Quello che, invece, è nuovo agli occhi dei contemporanei e appare degno del surrealismo sanguinario e straniante di Alejandro Jodorowsky nei film come El Topo e la Montagna Sacra, è il dialogo tra Putin e il capo del nuovo KGB Naryshkin. Il breve filmato è andato su tutti i canali televisivi e social dell’Occidente: la scena si svolge nella sala immensa del Cremlino dove si tiene la riunione del servizio di sicurezza russo. Putin è solo, troneggia un poderoso tavolo bianco che in realtà sembrerebbe destinato a ricevimenti e libagioni, piuttosto che a farsi arredo di un gabinetto di guerra.
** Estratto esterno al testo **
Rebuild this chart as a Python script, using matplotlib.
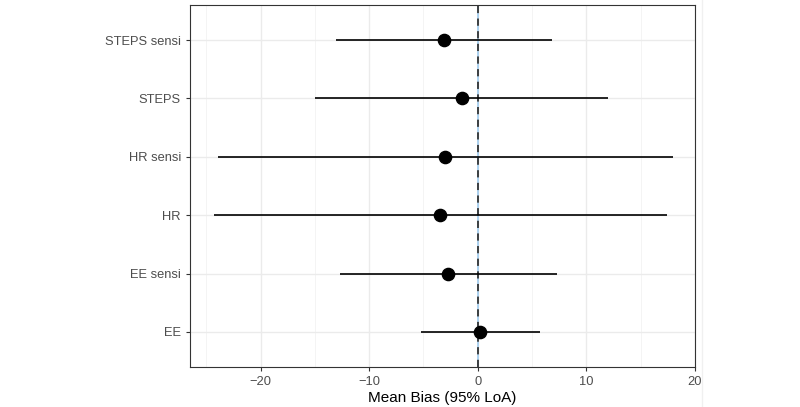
import matplotlib
matplotlib.use("Agg")
import matplotlib.pyplot as plt
from matplotlib.lines import Line2D
from matplotlib.ticker import MultipleLocator

plt.rcParams['font.family'] = ['Liberation Sans', 'DejaVu Sans']

labels = ["EE", "EE sensi", "HR", "HR sensi", "STEPS", "STEPS sensi"]
mean_bias = [0.2, -2.75, -3.5, -3.0, -1.5, -3.1]
lower_loa = [-5.2, -12.7, -24.3, -23.9, -15.0, -13.1]
upper_loa = [5.7, 7.3, 17.4, 18.0, 12.0, 6.8]

fig = plt.figure(figsize=(8, 4.07), dpi=100)
ax = fig.add_axes([190/800, 1-367/407, (695-190)/800, (367-5)/407])

ypos = list(range(1, len(labels)+1))

ax.set_xlim(-26.5, 20.0)
ax.set_ylim(0.4, len(labels)+0.6)
ax.xaxis.set_major_locator(MultipleLocator(10))
ax.xaxis.set_minor_locator(MultipleLocator(5))
ax.grid(which='major', color='#EBEBEB', linewidth=1.0, zorder=0)
ax.grid(which='minor', axis='x', color='#F2F2F2', linewidth=0.6, zorder=0)
ax.set_axisbelow(True)

ax.axvline(0, color='#A6CEEE', linewidth=1.3, zorder=1)
ax.axvline(0, color='#333333', linewidth=1.3, linestyle=(0, (4, 3)), zorder=2)

ax.hlines(ypos, lower_loa, upper_loa, color='black', linewidth=1.2, zorder=3)
ax.plot(mean_bias, ypos, 'o', color='black', markersize=8.8, zorder=4)

ax.set_yticks(ypos)
ax.set_yticklabels(labels)
ax.tick_params(axis='both', which='major', colors='#333333', labelcolor='#4D4D4D',
               labelsize=9.3, length=3, width=0.8)
ax.tick_params(axis='x', which='minor', length=0)
for s in ax.spines.values():
    s.set_color('#333333')
    s.set_linewidth(0.8)

ax.set_xlabel("Mean Bias (95% LoA)", fontsize=11, color='black', labelpad=2)

fig.add_artist(Line2D([702/800, 702/800], [0, 1], color='#F0F0F0', linewidth=1.0))

fig.savefig("out.png", dpi=100)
Tutti gli altri boiardi militari sono seduti a semicerchio su poltroncine lontane non meno di una decina di metri e forse più. Naryshkin si alza per dire la sua usando un microfono al centro della sala e così si consuma in un minuto la brusca consultazione da parte di un capo che lo umilia costringendolo ad accettare la linea del riconoscimento delle due Repubbliche nel bacino del Donec, con l’evidente carico di conseguenze ormai note. Il povero Naryshkin aveva osato suggerire la via diplomatica. Viene redarguito in modo duro e indotto a rimangiarsi il cedimento ad inopportune morbidezze.
Non abbiamo il filmato del prosieguo della riunione ma, date le premesse, non ci pare di poter dubitare che la pratica si sia conclusa in una mezz’oretta al massimo, compreso il discorsetto dello zar. Cosa rileva in quelle immagini? Oltre le scenografie da tragedia greca, la psicologia tormentata di un autocrate in perfetta solitudine, che tollera con fatica le minime procedure imposte dalla sua stessa democratura, che assume le decisioni da solo, che mette anche barriere fisiche tra sé e il resto del mondo. Specialmente quando, poi, il resto del mondo non la pensa come lui.
Per capire, dunque, lo zar Vladimir Vladimirovič occorrono le scienze della psiche, perché la politologia e la regola del “cui prodest” non bastano più. Non è una risorsa nuova: già nella seconda metà dell’Ottocento Gustave Le Bon approfondiva la psicologia delle folle e diventava autore di culto per Mussolini, Hitler, Stalin. Il che, oltre a non rassicurare più di tanto, ha avuto il curioso destino di provocare più avanti l’impiego della psicanalisi per comprendere che cosa passava per la testa di quegli stessi dittatori.
La mancanza degli anticorpi allestiti dalla democrazia, che non lascia mai uomini soli al comando, rende possibili le aberrazioni che portano negli abissi. Teniamone conto quando rendiamo possibili indebolimenti dei nostri parlamenti e cessioni di potere ai “leader maximi” in forma di capi di partito. La banalità del male che guadagna centimetri ogni giorno è subdola e letale.
Mi veniva in mente in queste ore un tormentone berlusconiano di qualche anno fa riguardante i magistrati. Diceva l’allora Presidente del Consiglio che, prima di far prendere servizio ai pm, sarebbe stato necessario procedere ad una accurata visita psichiatrica per constatarne la sanità di mente necessaria per assolvere al ruolo. Sospendo il giudizio sull’applicazione della procedura a quella categoria di funzionari pubblici italiani, però non so se l’idea sia poi così sballata se pensiamo ad un personaggio che in perfetta solitudine è in grado di decidere guerre e precipizi senza fine. Avete presente il dott. Stranamore di Kubrick e le bombe nucleari?